As Islam spread northward into Syria, Egypt, and the Persian empire, it came face to face with the sciences of antiquity whose heritage had been preserved in centers which now became a part of the Islamic world. Alexandria had been a major center of sciences and learning for centuries. The Greek learning cultivated in Alexandria was opposed by the Byzantines who had burned its library long before the advent of Islam. The tradition of Alexandrian learning did not die, however. It was transferred to Antioch and from there farther east to such cities as Edessa by eastern Christians who stood in sharp opposition to Byzantium and wished to have their own independent centers of learning. Moreover, the Persian king, Shapur I, had established Jundishapur in Persia as a second great center of learning matching Antioch. He even invited Indian physicians and mathematicians to teach in this major seat of learning, in addition to the Christian scholars who taught in Syriac as well as the Persians whose medium of instruction was Pahlavi.
Once Muslims established the new Islamic order during the Umayyad period, they turned their attention to these centers of learning which had been preserved and sought to acquaint themselves with the knowledge taught and cultivated in them. They therefore set about with a concerted effort of translate the philosophical and scientific works which were available to them from not only Greek and Syriac (which was the language of eastern Christian scholars) but also from Pahlavi, the scholarly language of pro-Islamic Persia, and even from Sanskrit. Many of the accomplished translators were Christian Arabs such as Hunayn ibn Ishaq, who was also an outstanding physician, and others Persians such as Ibn Muqaffa', who played a major role in the creation of the new Arabic prose style conductive to the expression of philosophical and scientific writing. The great movement of translation lasted from the beginning of the 8th to the end of the 9th century, reaching its peak with the establishment of the House of Wisdom (Bayt al-hikmah) by the caliph al-Ma'mun at the beginning of the 9th century.
The result of this extensive effort of the Islamic community to confront the challenge of the presence of the various philosophies and sciences of antiquity and to understand and digest them in its own terms and according to its own world view was the translation of a vast corpus of writings into Arabic. Most of the important philosophical and scientific works of Aristotle and his school, much of Plato and the Pythagorean school, and the major works of Greek astronomy, mathematics and medicine such as the Almagest of Ptolemy, The Elements of Euclid, and the works of Hippocrates and Galen, were all rendered into Arabic. Furthermore, important works of astronomy, mathematics and medicine were translated from Pahlavi and Sanskrit.

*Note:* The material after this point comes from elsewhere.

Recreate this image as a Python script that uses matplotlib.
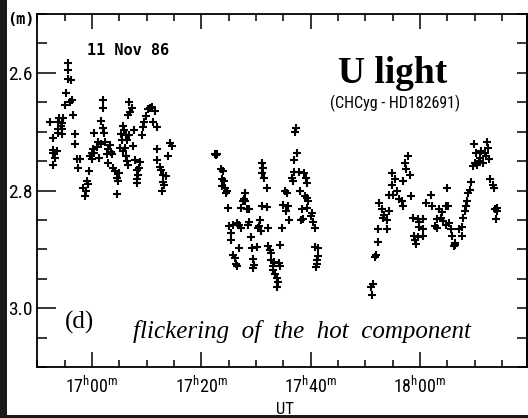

As a result, Arabic became the most important scientific language of the world for many centuries and the depository of much of the wisdom and the sciences of antiquity.
The Muslims did not translate the scientific and philosophical works of other civilizations out of fear of political or economic domination but because the structure of Islam itself is based upon the primacy of knowledge. Nor did they consider these forms of knowing as "un-Islamic" as long as they confirmed the doctrine of God's Oneness which Islam considers to have been at the heart of every authentic revelation from God. Once these sciences and philosophies confirmed the principle of Oneness, the Muslims considered them as their own. They made them part of their world view and began to cultivate the Islamic sciences based on what they had translated, analyzed, criticized, and assimilated, rejecting what was not in conformity with the Islamic perspective.